Poor play and penalties knocked Walker from the Bucs' starting lineup after the final preseason game in Houston on Aug. 30, 2002.
For the first time in the former Meridian High School football standout's memory, he wasn't in a game when he was healthy to play.
But just like the message the 6-foot-5, 302-pounder delivered to the Boys and Girls Club at the group's Celebration of Excellence dinner on Thursday, he persevered.
Walker, the Buccaneers' 2001 first-round draft choice (14th overall), worked his way back into the starting right tackle spot for the team's 25-0 victory over Baltimore on Sept. 15, 2002.
After a rocky start to his second year of professional football, Walker capped the season with a dream ending.
On Jan. 26, he stood on the field at Qualcomm Stadium in San Diego, Calif., as a champion.
It was a fitting outcome for the son of the Queen City.
But the man, who now sports the diamond encrusted gold ring of a Super Bowl champion, started his path to the promise land of football long before the beginning of the 2002 season.
Walker landed in the lap of then Meridian High head football coach Mac Barnes in 1994, as a sophomore.
He walked into the Wildcats' lockerroom with the height to be a force on the grid iron, but he didn't have the weight. Barnes said he probably weighed around the 180-pound mark.
Walker went to work on shaping himself into a football heavyweight with the same fierceness he brings to the field.
By the time Walker was a senior, Barnes said he had put on the weight necessary to turn the heads of college scouts.

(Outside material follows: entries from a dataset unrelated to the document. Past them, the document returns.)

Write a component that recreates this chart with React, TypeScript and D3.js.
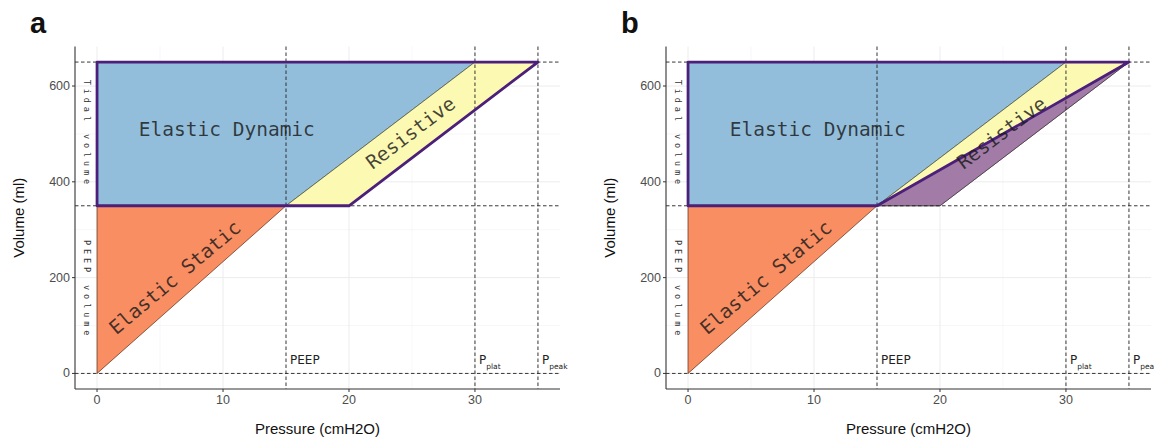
import { useMemo } from "react"
import * as d3 from "d3"

// key pressures (cmH2O) and volumes (ml)
const peep = 15
const pPlat = 30
const pPeak = 35
const pPeakB = 20
const volumeLevels = [0, 350, 650]
const pressureLevels = [peep, pPlat, pPeak]

const xTicks = [0, 10, 20, 30]
const xMinor = [5, 15, 25, 35]
const yTicks = [0, 200, 400, 600]
const yMinor = [100, 300, 500]

// areas of the work of breathing
const elasticStatic: [number, number][] = [[0, 0], [0, 350], [peep, 350]]
const elasticDynamic: [number, number][] = [[0, 350], [0, 650], [pPlat, 650], [peep, 350]]
const resistive: [number, number][] = [[peep, 350], [pPlat, 650], [pPeak, 650], [pPeakB, 350]]
const resistiveExtra: [number, number][] = [[peep, 350], [pPeak, 650], [pPeakB, 350]]
const outlineA: [number, number][] = [[0, 350], [0, 650], [pPeak, 650], [pPeakB, 350]]
const outlineB: [number, number][] = [[0, 350], [0, 650], [pPeak, 650], [peep, 350]]

const areaLabels = [
    { text: "Elastic Dynamic", x: 10.3, y: 510, angle: 0 },
    { text: "Elastic Static", x: 6.2, y: 200, angle: -40 },
    { text: "Resistive", x: 24.9, y: 502, angle: -37 },
]

const panels = [
    { id: "a", left: 75, extra: false },
    { id: "b", left: 666, extra: true },
]

const panelWidth = 485
const top = 46.5
const bottom = 389

const colors = {
    blue: "#93bedb",
    orange: "#f98e63",
    yellow: "#fcf9b3",
    purpleFill: "#a27ca6",
    purpleLine: "#4b1f7a",
    grid: "#ececec",
    gridMinor: "#f5f5f5",
}

function Panel({ id, left, extra }: { id: string; left: number; extra: boolean }) {
    const x = useMemo(() => d3.scaleLinear().domain([-1.75, 36.75]).range([left, left + panelWidth]), [left])
    const y = useMemo(() => d3.scaleLinear().domain([-32.5, 682.5]).range([bottom, top]), [])
    const line = d3.line<[number, number]>().x(d => x(d[0])).y(d => y(d[1]))
    const poly = (pts: [number, number][]) => line(pts) + "Z"
    const mono = "'DejaVu Sans Mono', monospace"
    const sans = "'Liberation Sans', Arial, sans-serif"
    const right = left + panelWidth

    return (
        <g>
            <text x={left - 45} y={33} fontFamily={sans} fontWeight="bold" fontSize={29} fill="#111">{id}</text>

            {/* grid */}
            {xMinor.map(v => <line key={"xm" + v} x1={x(v)} x2={x(v)} y1={top} y2={bottom} stroke={colors.gridMinor} strokeWidth={0.8} />)}
            {yMinor.map(v => <line key={"ym" + v} y1={y(v)} y2={y(v)} x1={left} x2={right} stroke={colors.gridMinor} strokeWidth={0.8} />)}
            {xTicks.map(v => <line key={"xg" + v} x1={x(v)} x2={x(v)} y1={top} y2={bottom} stroke={colors.grid} strokeWidth={1} />)}
            {yTicks.map(v => <line key={"yg" + v} y1={y(v)} y2={y(v)} x1={left} x2={right} stroke={colors.grid} strokeWidth={1} />)}

            {/* areas */}
            <path d={poly(elasticStatic)} fill={colors.orange} stroke="#5a2a12" strokeWidth={0.7} />
            <path d={poly(elasticDynamic)} fill={colors.blue} stroke="#2f4a3a" strokeWidth={0.7} />
            <path d={poly(resistive)} fill={colors.yellow} stroke="#4a4a3a" strokeWidth={0.7} />
            {extra && <path d={poly(resistiveExtra)} fill={colors.purpleFill} stroke="#3d2a40" strokeWidth={0.7} />}

            {/* reference lines */}
            {pressureLevels.map(v => <line key={"pv" + v} x1={x(v)} x2={x(v)} y1={top} y2={bottom} stroke="#222" strokeWidth={0.9} strokeDasharray="3.5 2.5" />)}
            {volumeLevels.map(v => <line key={"vh" + v} y1={y(v)} y2={y(v)} x1={left} x2={right} stroke="#222" strokeWidth={0.9} strokeDasharray="3.5 2.5" />)}

            <path d={poly(extra ? outlineB : outlineA)} fill="none" stroke={colors.purpleLine} strokeWidth={2.8} strokeLinejoin="round" />

            {/* area labels */}
            {areaLabels.map(l => (
                <text key={l.text} transform={`translate(${x(l.x)},${y(l.y)}) rotate(${l.angle})`}
                    textAnchor="middle" dominantBaseline="central" fontFamily={mono} fontSize={19.5}
                    fill="#1a1a1a" fillOpacity={0.82}>{l.text}</text>
            ))}

            {/* volume labels */}
            <text transform={`translate(${x(-0.8)},${y(500)}) rotate(90)`} textAnchor="middle" dominantBaseline="central"
                fontFamily={mono} fontSize={8.5} letterSpacing={3.9} fill="#333">Tidal volume</text>
            <text transform={`translate(${x(-0.8)},${y(175)}) rotate(90)`} textAnchor="middle" dominantBaseline="central"
                fontFamily={mono} fontSize={8.5} letterSpacing={3.9} fill="#333">PEEP volume</text>

            {/* pressure labels */}
            <text x={x(peep) + 4} y={y(0) - 9} fontFamily="'DejaVu Sans', sans-serif" fontSize={12} fill="#222">PEEP</text>
            <text x={x(pPlat) + 4} y={y(0) - 9} fontFamily="'DejaVu Sans', sans-serif" fontSize={12} fill="#222">P<tspan fontSize={7.5} dy={5}>plat</tspan></text>
            <text x={x(pPeak) + 4} y={y(0) - 9} fontFamily="'DejaVu Sans', sans-serif" fontSize={12} fill="#222">P<tspan fontSize={7.5} dy={5}>peak</tspan></text>

            {/* axes */}
            <line x1={left} x2={right} y1={bottom} y2={bottom} stroke="#333" strokeWidth={1.1} />
            <line x1={left} x2={left} y1={top} y2={bottom} stroke="#333" strokeWidth={1.1} />
            {xTicks.map(v => (
                <g key={"xt" + v}>
                    <line x1={x(v)} x2={x(v)} y1={bottom} y2={bottom + 3} stroke="#333" />
                    <text x={x(v)} y={bottom + 15} textAnchor="middle" fontFamily={sans} fontSize={12.5} fill="#4d4d4d">{v}</text>
                </g>
            ))}
            {yTicks.map(v => (
                <g key={"yt" + v}>
                    <line x1={left - 3} x2={left} y1={y(v)} y2={y(v)} stroke="#333" />
                    <text x={left - 5} y={y(v)} textAnchor="end" dominantBaseline="central" fontFamily={sans} fontSize={12.5} fill="#4d4d4d">{v}</text>
                </g>
            ))}
            <text x={left + panelWidth / 2} y={434} textAnchor="middle" fontFamily={sans} fontSize={15} fill="#111">Pressure (cmH2O)</text>
            <text transform={`translate(${left - 57},${(top + bottom) / 2}) rotate(-90)`} textAnchor="middle"
                dominantBaseline="central" fontFamily={sans} fontSize={15} fill="#111">Volume (ml)</text>
        </g>
    )
}

export default function App() {
    return (
        <div>
            <style>{"body{margin:0}"}</style>
            <svg width={1154} height={442} style={{ display: "block", background: "#fff" }}>
                {panels.map(p => <Panel key={p.id} {...p} />)}
            </svg>
        </div>
    )
}
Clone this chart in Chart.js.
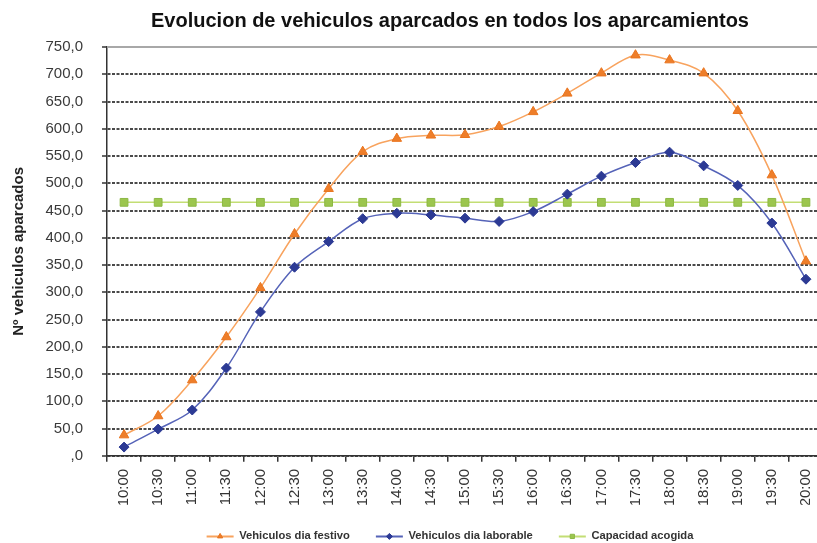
<!DOCTYPE html>
<html><head><meta charset="utf-8">
<script src="https://cdn.jsdelivr.net/npm/chart.js@4.4.1/dist/chart.umd.min.js"></script>
<style>
html,body{margin:0;padding:0;overflow:hidden;background:#fff;width:817px;height:543px}
#wrap{position:absolute;left:0;top:0;width:900px;height:552px}
</style>
</head><body><div id="wrap"><canvas id="c" width="900" height="552"></canvas></div>
<script>
const times = ["10:00","10:30","11:00","11:30","12:00","12:30","13:00","13:30","14:00","14:30","15:00","15:30","16:00","16:30","17:00","17:30","18:00","18:30","19:00","19:30","20:00"];
const festivo = [38,73,139,218,308,407,490,558,582,588,589,604,631,665,702,735,726,702,633,515,357];
const laborable = [16,49,84,161,264,346,393,435,445,442,436,430,448,480,513,538,557,532,496,427,324];
const capacidad = [465,465,465,465,465,465,465,465,465,465,465,465,465,465,465,465,465,465,465,465,465];
const seriesNames = ["Vehiculos dia festivo","Vehiculos dia laborable","Capacidad acogida"];
const yMin = 0, yMax = 750, yStep = 50;
const titleText = "Evolucion de vehiculos aparcados en todos los aparcamientos";
const yTitle = "Nº vehiculos aparcados";

Chart.defaults.font.family = "'Liberation Sans', Arial, sans-serif";

const extras = {
  id: 'extras',
  beforeDatasetsDraw(chart) {
    const {ctx, chartArea: a} = chart;
    ctx.save();
    ctx.strokeStyle = '#a8a8a8';
    ctx.lineWidth = 2;
    ctx.beginPath();
    ctx.moveTo(a.left, a.top);
    ctx.lineTo(a.right, a.top);
    ctx.stroke();
    ctx.restore();
  },
  afterDraw(chart) {
    const {ctx} = chart;
    const lg = chart.legend;
    const bw = lg.options.labels.boxWidth;
    lg.legendHitBoxes.forEach((hb, i) => {
      const ds = chart.data.datasets[i];
      ctx.save();
      ctx.fillStyle = ds.pointBackgroundColor;
      ctx.strokeStyle = ds.pointBorderColor;
      ctx.lineWidth = 1;
      Chart.helpers.drawPoint(ctx, {pointStyle: ds.pointStyle, radius: 3, rotation: 0, borderWidth: 1},
        hb.left + bw / 2, hb.top + hb.height / 2);
      ctx.restore();
    });
  }
};

new Chart(document.getElementById('c'), {
  type: 'line',
  data: {
    labels: times,
    datasets: [
      {label: seriesNames[0], data: festivo, borderColor: '#F8A35E', backgroundColor: '#F8A35E', borderWidth: 1.5,
       pointStyle: 'triangle', pointRadius: 5.5, pointBackgroundColor: '#EE7E2A', pointBorderColor: '#E9741E', pointBorderWidth: 1, tension: 0.35},
      {label: seriesNames[1], data: laborable, borderColor: '#5563B8', backgroundColor: '#5563B8', borderWidth: 1.5,
       pointStyle: 'rectRot', pointRadius: 5, pointBackgroundColor: '#2C3A94', pointBorderColor: '#2C3A94', pointBorderWidth: 1, tension: 0.35},
      {label: seriesNames[2], data: capacidad, borderColor: '#C3DE74', backgroundColor: '#C3DE74', borderWidth: 1.5,
       pointStyle: 'rect', pointRadius: 5.5, pointBackgroundColor: '#9CC64E', pointBorderColor: '#8DB845', pointBorderWidth: 1, tension: 0}
    ]
  },
  options: {
    responsive: false,
    animation: false,
    layout: {padding: 0},
    plugins: {
      title: {display: true, text: titleText, color: '#111', font: {size: 20, weight: 'bold'}, padding: {top: 9, bottom: 14}},
      legend: {
        position: 'bottom',
        labels: {
          boxWidth: 27, boxHeight: 2, padding: 26, color: '#333', font: {size: 11.2, weight: 'bold'},
          generateLabels(chart) {
            return chart.data.datasets.map((ds, i) => ({text: ds.label, fillStyle: ds.borderColor, strokeStyle: ds.borderColor, lineWidth: 0, hidden: false, datasetIndex: i, fontColor: '#333'}));
          }
        }
      },
      tooltip: {enabled: false}
    },
    scales: {
      x: {
        offset: true,
        grid: {offset: true, drawOnChartArea: false, tickLength: 6, color: '#333', lineWidth: 1.5},
        border: {color: '#333', width: 1.5},
        ticks: {autoSkip: false, maxRotation: 90, minRotation: 90, color: '#333', font: {size: 15}, padding: 7},
        afterFit(s) { s.height = 49; }
      },
      y: {
        min: yMin, max: yMax,
        ticks: {stepSize: yStep, color: '#3a3a3a', font: {size: 15}, padding: 19,
          callback: v => v === 0 ? ',0' : v.toFixed(1).replace('.', ',')},
        grid: {color: c => (c.tick && c.tick.value === yMax) ? 'rgba(0,0,0,0)' : '#4a4a4a', lineWidth: 2,
               tickLength: 5, tickColor: '#333', tickWidth: 1.5, tickBorderDash: []},
        border: {color: '#333', width: 1.5, dash: [3, 1.5]},
        title: {display: true, text: yTitle, color: '#222', font: {size: 15, weight: 'bold'}, padding: {top: 10, bottom: 0}},
        afterFit(s) { s.width = 107; }
      },
      yr: {
        position: 'right', display: true, min: yMin, max: yMax,
        grid: {drawOnChartArea: false, drawTicks: false},
        border: {display: false},
        ticks: {display: false},
        afterFit(s) { s.width = 77; }
      }
    }
  },
  plugins: [extras]
});
</script>
</body></html>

As the pounds formed on the young man's body, letters from college programs from across the country began to flood his mailbox.
Walker finally decided to go down to Gainesville, Fla., to play for the Florida Gators. It was a decision the All-American tackle said was the best one he could have made for his collegiate career.
After redshirting in 1997, Walker became one of the top offensive lineman in the country from 1998-2000, before entering the draft after his junior year.
He earned the Jacobs Blocking Trophy as the Southeastern Conference's top offensive lineman following his junior season and was a semifinalist for the Outland Trophy in 2000, given to the nation's top offensive lineman.
Hard work, perseverance and an ability to grow and change has pushed Walker to the pinnacle of his profession, but don't expect him to slow down now.